Badasoop
- Native name: 바다숲
- Industry: Food
- Founded: 1980
- Products: Gamtae
- Website: badasoop.co.kr

= Badasoop =

South Korean food company

Badasoop is a South Korean food company that specializes in the production of gamtae (Ecklonia cava), a seaweed product similar to nori, with thin, delicate strands.

The company was reportedly founded in 1980. Song Cheol-su had settled in Seosan due to the nearby Garorim Bay and its mudflats, which are suited for the growing of gamtae. He became well-versed in the growing and processing of the algae. By 2015, the city designated him a master in gamtae production. Song's daughter Ju-hyeon left her job in the software industry to join her father's business; she became the CEO of Badasoop. She set up factories for production.

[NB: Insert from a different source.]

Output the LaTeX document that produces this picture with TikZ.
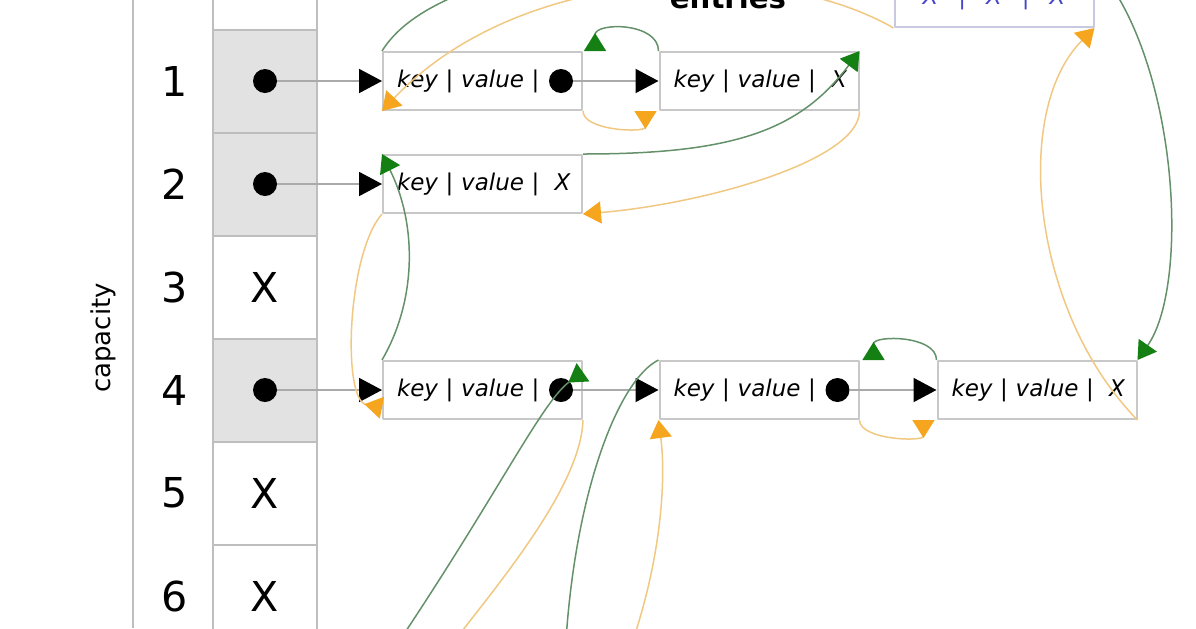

The food was reportedly little known even by the time that Ju-hyeon joined the business. She established industry connections to introduce the product. The product reportedly attracted particular attention from chefs at fine dining restaurants. The company won an award in the 2017 Seoul Food Awards. By 2021, Badasoop's gamtae was being sold internationally, including in Hong Kong, Paris, Australia, and the United States.

According to a 2023 interview with Song Ju-hyeon, the company was working on developing new dishes that incorporated gamtae, including desserts and ready-to-eat meals.